GIVEN INFORMATION —
——
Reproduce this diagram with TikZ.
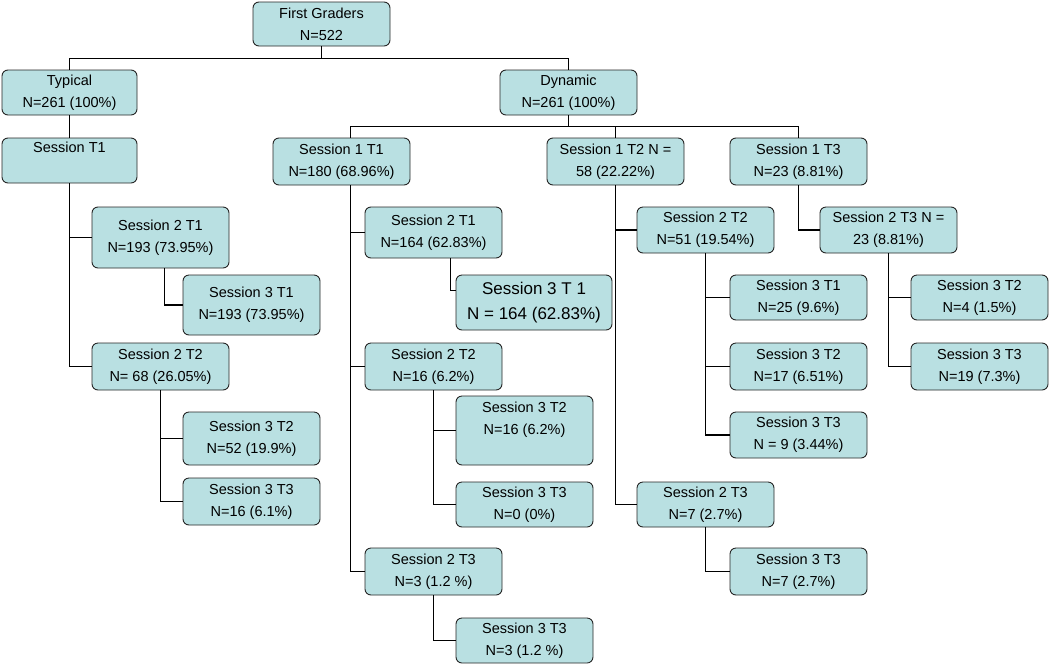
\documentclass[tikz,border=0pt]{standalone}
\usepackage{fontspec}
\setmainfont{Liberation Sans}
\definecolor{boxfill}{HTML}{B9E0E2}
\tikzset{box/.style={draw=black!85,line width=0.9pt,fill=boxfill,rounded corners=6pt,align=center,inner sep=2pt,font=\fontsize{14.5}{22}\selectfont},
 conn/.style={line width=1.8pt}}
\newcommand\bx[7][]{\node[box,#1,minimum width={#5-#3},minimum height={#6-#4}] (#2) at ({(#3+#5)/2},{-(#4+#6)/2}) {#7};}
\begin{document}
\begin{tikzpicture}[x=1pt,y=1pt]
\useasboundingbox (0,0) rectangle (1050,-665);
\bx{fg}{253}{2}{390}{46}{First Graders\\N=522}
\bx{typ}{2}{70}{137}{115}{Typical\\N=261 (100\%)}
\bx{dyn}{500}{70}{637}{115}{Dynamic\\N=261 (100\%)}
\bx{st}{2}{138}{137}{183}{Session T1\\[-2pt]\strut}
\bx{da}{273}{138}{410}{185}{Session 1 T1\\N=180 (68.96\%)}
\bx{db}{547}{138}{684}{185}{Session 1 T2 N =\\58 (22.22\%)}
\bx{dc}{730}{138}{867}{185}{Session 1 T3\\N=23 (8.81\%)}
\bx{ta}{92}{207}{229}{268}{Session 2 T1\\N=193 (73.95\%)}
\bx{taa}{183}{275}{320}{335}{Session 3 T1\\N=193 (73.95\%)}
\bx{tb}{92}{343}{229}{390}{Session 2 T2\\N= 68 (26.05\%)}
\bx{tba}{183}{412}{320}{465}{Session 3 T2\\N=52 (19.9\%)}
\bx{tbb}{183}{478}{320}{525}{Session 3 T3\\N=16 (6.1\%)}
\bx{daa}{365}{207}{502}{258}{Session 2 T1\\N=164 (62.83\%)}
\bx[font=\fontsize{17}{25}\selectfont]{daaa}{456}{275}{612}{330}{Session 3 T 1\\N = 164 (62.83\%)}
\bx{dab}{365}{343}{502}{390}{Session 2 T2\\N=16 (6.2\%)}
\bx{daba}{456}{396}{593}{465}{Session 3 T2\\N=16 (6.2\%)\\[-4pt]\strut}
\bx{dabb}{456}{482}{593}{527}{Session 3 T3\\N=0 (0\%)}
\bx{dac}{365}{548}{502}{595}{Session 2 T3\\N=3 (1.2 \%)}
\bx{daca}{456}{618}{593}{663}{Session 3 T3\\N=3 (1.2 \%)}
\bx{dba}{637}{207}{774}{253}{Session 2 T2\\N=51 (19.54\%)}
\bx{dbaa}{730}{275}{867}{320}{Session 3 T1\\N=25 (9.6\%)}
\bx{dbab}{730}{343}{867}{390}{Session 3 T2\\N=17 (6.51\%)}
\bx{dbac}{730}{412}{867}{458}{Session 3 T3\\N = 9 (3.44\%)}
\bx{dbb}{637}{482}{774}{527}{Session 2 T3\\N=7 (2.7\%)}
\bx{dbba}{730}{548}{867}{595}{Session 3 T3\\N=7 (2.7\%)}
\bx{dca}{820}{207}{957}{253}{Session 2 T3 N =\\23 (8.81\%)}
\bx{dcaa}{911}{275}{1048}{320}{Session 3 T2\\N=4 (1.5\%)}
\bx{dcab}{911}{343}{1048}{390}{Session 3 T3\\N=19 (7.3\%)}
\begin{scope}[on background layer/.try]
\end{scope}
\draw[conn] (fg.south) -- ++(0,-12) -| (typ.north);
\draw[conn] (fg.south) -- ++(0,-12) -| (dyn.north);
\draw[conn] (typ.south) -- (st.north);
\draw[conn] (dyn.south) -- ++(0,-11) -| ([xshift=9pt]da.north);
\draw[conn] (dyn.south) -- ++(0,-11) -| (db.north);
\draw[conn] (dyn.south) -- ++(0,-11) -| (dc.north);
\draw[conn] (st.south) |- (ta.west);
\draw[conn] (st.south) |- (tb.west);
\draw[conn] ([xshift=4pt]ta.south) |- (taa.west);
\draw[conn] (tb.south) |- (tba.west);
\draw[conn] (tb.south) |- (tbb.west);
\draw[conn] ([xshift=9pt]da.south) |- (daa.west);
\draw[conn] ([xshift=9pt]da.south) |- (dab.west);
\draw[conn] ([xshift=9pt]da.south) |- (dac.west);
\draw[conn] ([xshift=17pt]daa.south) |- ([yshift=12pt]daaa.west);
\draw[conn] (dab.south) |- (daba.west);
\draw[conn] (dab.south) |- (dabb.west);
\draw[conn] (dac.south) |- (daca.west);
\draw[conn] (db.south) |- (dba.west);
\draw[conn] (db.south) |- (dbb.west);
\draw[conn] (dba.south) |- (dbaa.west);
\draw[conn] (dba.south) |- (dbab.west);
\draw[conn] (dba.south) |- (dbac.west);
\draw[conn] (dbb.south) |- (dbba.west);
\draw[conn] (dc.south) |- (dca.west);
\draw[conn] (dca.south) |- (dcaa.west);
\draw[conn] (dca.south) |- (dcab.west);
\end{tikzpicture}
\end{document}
——
TASK DIRECTIONS —
Copy each line exactly, and leave the pictures out of your copy.

RIGHT ANSWER —
Reproduce this diagram with TikZ.
\documentclass[tikz,border=0pt]{standalone}
\usepackage{fontspec}
\setmainfont{Liberation Sans}
\definecolor{boxfill}{HTML}{B9E0E2}
\tikzset{box/.style={draw=black!85,line width=0.9pt,fill=boxfill,rounded corners=6pt,align=center,inner sep=2pt,font=\fontsize{14.5}{22}\selectfont},
 conn/.style={line width=1.8pt}}
\newcommand\bx[7][]{\node[box,#1,minimum width={#5-#3},minimum height={#6-#4}] (#2) at ({(#3+#5)/2},{-(#4+#6)/2}) {#7};}
\begin{document}
\begin{tikzpicture}[x=1pt,y=1pt]
\useasboundingbox (0,0) rectangle (1050,-665);
\bx{fg}{253}{2}{390}{46}{First Graders\\N=522}
\bx{typ}{2}{70}{137}{115}{Typical\\N=261 (100\%)}
\bx{dyn}{500}{70}{637}{115}{Dynamic\\N=261 (100\%)}
\bx{st}{2}{138}{137}{183}{Session T1\\[-2pt]\strut}
\bx{da}{273}{138}{410}{185}{Session 1 T1\\N=180 (68.96\%)}
\bx{db}{547}{138}{684}{185}{Session 1 T2 N =\\58 (22.22\%)}
\bx{dc}{730}{138}{867}{185}{Session 1 T3\\N=23 (8.81\%)}
\bx{ta}{92}{207}{229}{268}{Session 2 T1\\N=193 (73.95\%)}
\bx{taa}{183}{275}{320}{335}{Session 3 T1\\N=193 (73.95\%)}
\bx{tb}{92}{343}{229}{390}{Session 2 T2\\N= 68 (26.05\%)}
\bx{tba}{183}{412}{320}{465}{Session 3 T2\\N=52 (19.9\%)}
\bx{tbb}{183}{478}{320}{525}{Session 3 T3\\N=16 (6.1\%)}
\bx{daa}{365}{207}{502}{258}{Session 2 T1\\N=164 (62.83\%)}
\bx[font=\fontsize{17}{25}\selectfont]{daaa}{456}{275}{612}{330}{Session 3 T 1\\N = 164 (62.83\%)}
\bx{dab}{365}{343}{502}{390}{Session 2 T2\\N=16 (6.2\%)}
\bx{daba}{456}{396}{593}{465}{Session 3 T2\\N=16 (6.2\%)\\[-4pt]\strut}
\bx{dabb}{456}{482}{593}{527}{Session 3 T3\\N=0 (0\%)}
\bx{dac}{365}{548}{502}{595}{Session 2 T3\\N=3 (1.2 \%)}
\bx{daca}{456}{618}{593}{663}{Session 3 T3\\N=3 (1.2 \%)}
\bx{dba}{637}{207}{774}{253}{Session 2 T2\\N=51 (19.54\%)}
\bx{dbaa}{730}{275}{867}{320}{Session 3 T1\\N=25 (9.6\%)}
\bx{dbab}{730}{343}{867}{390}{Session 3 T2\\N=17 (6.51\%)}
\bx{dbac}{730}{412}{867}{458}{Session 3 T3\\N = 9 (3.44\%)}
\bx{dbb}{637}{482}{774}{527}{Session 2 T3\\N=7 (2.7\%)}
\bx{dbba}{730}{548}{867}{595}{Session 3 T3\\N=7 (2.7\%)}
\bx{dca}{820}{207}{957}{253}{Session 2 T3 N =\\23 (8.81\%)}
\bx{dcaa}{911}{275}{1048}{320}{Session 3 T2\\N=4 (1.5\%)}
\bx{dcab}{911}{343}{1048}{390}{Session 3 T3\\N=19 (7.3\%)}
\begin{scope}[on background layer/.try]
\end{scope}
\draw[conn] (fg.south) -- ++(0,-12) -| (typ.north);
\draw[conn] (fg.south) -- ++(0,-12) -| (dyn.north);
\draw[conn] (typ.south) -- (st.north);
\draw[conn] (dyn.south) -- ++(0,-11) -| ([xshift=9pt]da.north);
\draw[conn] (dyn.south) -- ++(0,-11) -| (db.north);
\draw[conn] (dyn.south) -- ++(0,-11) -| (dc.north);
\draw[conn] (st.south) |- (ta.west);
\draw[conn] (st.south) |- (tb.west);
\draw[conn] ([xshift=4pt]ta.south) |- (taa.west);
\draw[conn] (tb.south) |- (tba.west);
\draw[conn] (tb.south) |- (tbb.west);
\draw[conn] ([xshift=9pt]da.south) |- (daa.west);
\draw[conn] ([xshift=9pt]da.south) |- (dab.west);
\draw[conn] ([xshift=9pt]da.south) |- (dac.west);
\draw[conn] ([xshift=17pt]daa.south) |- ([yshift=12pt]daaa.west);
\draw[conn] (dab.south) |- (daba.west);
\draw[conn] (dab.south) |- (dabb.west);
\draw[conn] (dac.south) |- (daca.west);
\draw[conn] (db.south) |- (dba.west);
\draw[conn] (db.south) |- (dbb.west);
\draw[conn] (dba.south) |- (dbaa.west);
\draw[conn] (dba.south) |- (dbab.west);
\draw[conn] (dba.south) |- (dbac.west);
\draw[conn] (dbb.south) |- (dbba.west);
\draw[conn] (dc.south) |- (dca.west);
\draw[conn] (dca.south) |- (dcaa.west);
\draw[conn] (dca.south) |- (dcab.west);
\end{tikzpicture}
\end{document}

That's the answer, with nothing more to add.